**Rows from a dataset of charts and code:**

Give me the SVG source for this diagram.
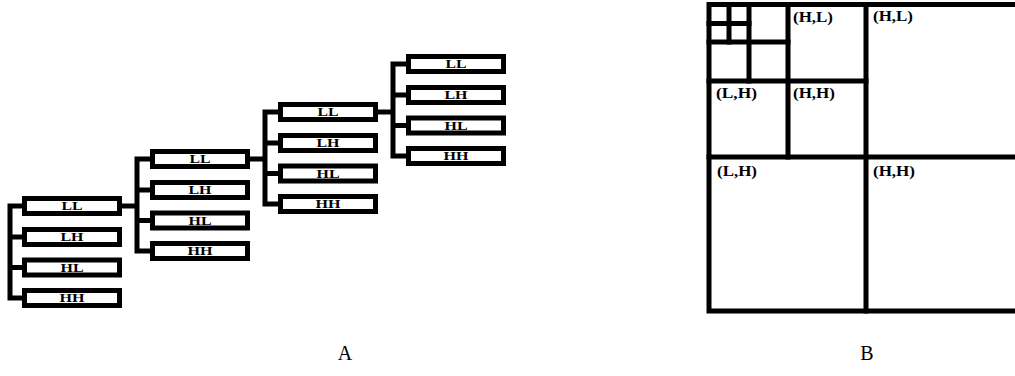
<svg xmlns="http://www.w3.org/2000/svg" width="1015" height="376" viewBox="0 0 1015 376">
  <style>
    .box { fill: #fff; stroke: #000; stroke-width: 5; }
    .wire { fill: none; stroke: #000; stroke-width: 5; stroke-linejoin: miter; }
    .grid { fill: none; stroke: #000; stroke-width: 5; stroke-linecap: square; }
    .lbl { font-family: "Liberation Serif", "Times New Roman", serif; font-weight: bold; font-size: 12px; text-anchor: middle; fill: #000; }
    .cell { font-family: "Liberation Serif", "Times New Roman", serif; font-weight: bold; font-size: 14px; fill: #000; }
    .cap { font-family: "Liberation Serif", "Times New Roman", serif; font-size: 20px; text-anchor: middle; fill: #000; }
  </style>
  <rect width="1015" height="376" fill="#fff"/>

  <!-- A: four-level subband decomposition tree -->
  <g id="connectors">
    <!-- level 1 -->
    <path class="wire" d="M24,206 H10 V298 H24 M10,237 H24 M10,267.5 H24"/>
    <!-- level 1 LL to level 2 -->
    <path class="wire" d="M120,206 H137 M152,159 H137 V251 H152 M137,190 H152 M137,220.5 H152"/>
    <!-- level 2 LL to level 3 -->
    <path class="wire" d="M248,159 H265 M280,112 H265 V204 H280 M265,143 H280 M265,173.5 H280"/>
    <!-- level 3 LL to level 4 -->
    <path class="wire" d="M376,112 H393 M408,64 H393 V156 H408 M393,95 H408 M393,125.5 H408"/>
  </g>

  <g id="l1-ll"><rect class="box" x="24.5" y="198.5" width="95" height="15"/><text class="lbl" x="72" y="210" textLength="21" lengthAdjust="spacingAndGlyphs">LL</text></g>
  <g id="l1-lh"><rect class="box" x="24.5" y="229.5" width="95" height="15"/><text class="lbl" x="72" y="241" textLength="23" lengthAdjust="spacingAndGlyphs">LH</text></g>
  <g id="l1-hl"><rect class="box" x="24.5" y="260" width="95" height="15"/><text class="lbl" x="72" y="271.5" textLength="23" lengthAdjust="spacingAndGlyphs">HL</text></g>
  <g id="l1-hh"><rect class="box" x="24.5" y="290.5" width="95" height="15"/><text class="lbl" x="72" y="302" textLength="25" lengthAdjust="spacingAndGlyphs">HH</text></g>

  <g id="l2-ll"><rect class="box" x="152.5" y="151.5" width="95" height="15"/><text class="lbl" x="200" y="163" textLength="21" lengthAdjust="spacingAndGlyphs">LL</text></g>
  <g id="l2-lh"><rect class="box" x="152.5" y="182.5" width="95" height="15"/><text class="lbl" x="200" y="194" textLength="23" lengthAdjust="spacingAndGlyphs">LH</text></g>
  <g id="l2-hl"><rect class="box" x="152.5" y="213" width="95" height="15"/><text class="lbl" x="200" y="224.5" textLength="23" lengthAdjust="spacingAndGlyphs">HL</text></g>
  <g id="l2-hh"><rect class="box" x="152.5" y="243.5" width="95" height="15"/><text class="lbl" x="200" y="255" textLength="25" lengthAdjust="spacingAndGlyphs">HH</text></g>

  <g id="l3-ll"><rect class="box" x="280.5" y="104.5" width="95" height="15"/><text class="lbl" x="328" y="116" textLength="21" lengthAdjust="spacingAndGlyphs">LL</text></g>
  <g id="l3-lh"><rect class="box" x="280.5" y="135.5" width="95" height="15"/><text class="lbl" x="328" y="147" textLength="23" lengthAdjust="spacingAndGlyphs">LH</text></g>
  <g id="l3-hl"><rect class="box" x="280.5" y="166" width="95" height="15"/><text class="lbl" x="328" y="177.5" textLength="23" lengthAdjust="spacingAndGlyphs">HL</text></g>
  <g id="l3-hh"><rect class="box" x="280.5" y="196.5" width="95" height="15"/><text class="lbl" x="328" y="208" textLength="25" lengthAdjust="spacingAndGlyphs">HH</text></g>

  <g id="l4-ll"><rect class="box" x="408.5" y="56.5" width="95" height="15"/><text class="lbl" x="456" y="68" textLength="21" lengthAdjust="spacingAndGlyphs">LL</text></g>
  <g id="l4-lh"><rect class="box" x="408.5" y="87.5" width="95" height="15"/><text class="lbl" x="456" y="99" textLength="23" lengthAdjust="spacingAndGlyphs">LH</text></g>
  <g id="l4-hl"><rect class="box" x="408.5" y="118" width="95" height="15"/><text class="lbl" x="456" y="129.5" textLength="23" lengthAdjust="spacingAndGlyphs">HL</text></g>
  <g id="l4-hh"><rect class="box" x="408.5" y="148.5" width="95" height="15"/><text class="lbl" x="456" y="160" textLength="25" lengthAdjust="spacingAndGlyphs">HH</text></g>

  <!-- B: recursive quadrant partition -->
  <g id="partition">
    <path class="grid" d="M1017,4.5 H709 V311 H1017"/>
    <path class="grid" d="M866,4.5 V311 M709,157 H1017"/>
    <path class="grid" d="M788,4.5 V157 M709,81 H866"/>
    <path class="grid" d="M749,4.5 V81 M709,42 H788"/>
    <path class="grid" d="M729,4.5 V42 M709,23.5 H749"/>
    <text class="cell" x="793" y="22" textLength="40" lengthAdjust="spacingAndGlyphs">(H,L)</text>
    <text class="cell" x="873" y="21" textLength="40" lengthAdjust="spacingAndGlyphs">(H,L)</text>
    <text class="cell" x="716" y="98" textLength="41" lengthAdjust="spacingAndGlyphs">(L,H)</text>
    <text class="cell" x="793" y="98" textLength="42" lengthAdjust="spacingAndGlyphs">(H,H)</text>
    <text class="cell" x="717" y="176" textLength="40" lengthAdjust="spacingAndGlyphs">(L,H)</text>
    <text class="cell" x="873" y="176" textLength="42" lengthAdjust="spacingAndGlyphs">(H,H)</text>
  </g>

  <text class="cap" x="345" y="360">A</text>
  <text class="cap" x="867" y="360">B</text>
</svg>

* * *

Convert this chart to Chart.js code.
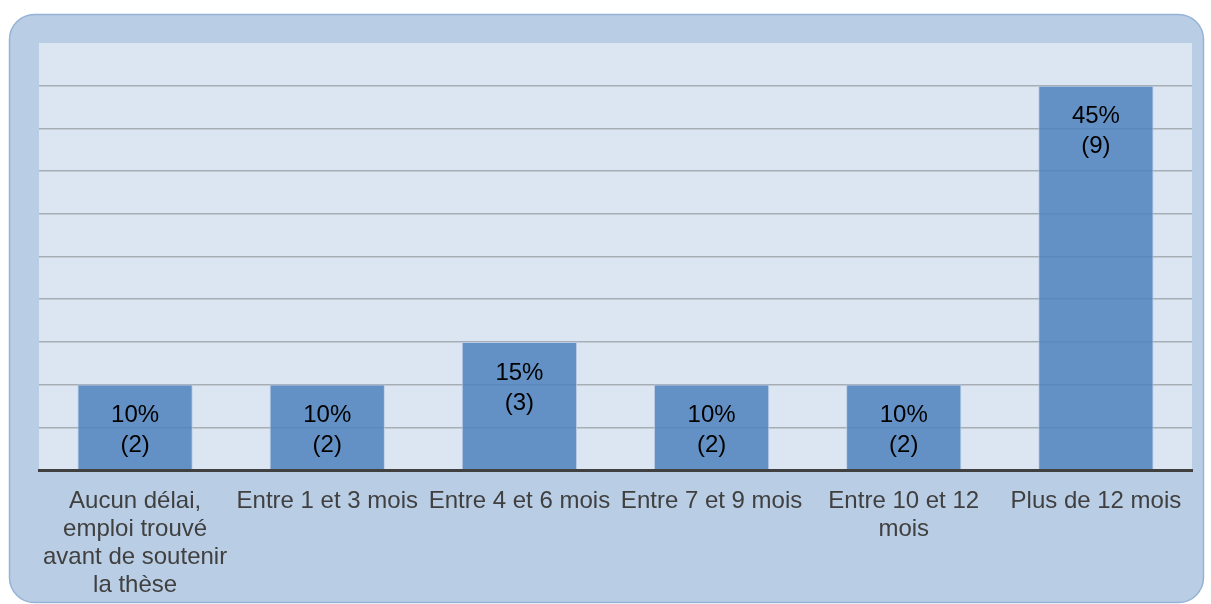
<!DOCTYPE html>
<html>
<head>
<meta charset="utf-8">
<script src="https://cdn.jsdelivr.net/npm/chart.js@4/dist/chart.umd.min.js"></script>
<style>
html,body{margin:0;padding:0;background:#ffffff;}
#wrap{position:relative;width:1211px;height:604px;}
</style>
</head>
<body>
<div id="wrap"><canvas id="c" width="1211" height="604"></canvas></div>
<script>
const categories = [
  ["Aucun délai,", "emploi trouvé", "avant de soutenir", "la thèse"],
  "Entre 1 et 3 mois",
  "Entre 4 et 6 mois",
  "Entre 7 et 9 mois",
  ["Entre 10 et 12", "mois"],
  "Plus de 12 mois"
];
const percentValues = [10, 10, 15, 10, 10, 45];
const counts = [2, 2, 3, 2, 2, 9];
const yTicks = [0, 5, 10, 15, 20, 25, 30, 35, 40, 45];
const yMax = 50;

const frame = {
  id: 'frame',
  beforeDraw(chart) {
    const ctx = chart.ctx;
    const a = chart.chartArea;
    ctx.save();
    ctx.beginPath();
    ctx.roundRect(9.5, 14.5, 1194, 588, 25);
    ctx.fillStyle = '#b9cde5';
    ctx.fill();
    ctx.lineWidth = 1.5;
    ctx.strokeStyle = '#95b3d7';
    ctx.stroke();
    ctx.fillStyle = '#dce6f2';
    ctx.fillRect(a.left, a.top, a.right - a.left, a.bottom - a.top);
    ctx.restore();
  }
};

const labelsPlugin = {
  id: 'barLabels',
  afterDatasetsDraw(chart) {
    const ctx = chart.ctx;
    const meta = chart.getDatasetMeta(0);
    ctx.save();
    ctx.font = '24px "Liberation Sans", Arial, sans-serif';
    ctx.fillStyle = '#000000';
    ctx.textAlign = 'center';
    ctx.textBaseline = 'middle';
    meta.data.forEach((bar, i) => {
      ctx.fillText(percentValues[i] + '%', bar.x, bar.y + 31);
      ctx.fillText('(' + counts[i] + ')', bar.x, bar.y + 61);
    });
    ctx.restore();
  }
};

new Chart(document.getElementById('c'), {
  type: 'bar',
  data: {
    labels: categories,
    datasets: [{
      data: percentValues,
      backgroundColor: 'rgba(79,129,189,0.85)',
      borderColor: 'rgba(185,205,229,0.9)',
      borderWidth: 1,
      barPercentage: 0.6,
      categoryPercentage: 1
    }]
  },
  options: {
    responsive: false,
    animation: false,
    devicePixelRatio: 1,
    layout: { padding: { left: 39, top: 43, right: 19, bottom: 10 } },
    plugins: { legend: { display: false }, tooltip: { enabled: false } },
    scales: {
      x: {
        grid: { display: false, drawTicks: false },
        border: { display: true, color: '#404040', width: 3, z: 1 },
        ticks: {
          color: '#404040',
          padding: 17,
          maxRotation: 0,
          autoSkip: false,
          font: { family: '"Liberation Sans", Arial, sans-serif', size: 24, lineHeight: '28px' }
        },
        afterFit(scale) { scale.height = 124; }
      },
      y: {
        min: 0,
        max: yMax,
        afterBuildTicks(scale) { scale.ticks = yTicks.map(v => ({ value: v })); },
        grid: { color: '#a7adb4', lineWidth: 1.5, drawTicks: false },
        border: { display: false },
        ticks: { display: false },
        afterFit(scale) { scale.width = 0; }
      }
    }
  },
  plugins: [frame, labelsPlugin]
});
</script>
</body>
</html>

**TASK GOAL:**
Select every line in the records above that contains the word "this".

**FINISHED ANSWER:**
Give me the SVG source for this diagram.
Convert this chart to Chart.js code.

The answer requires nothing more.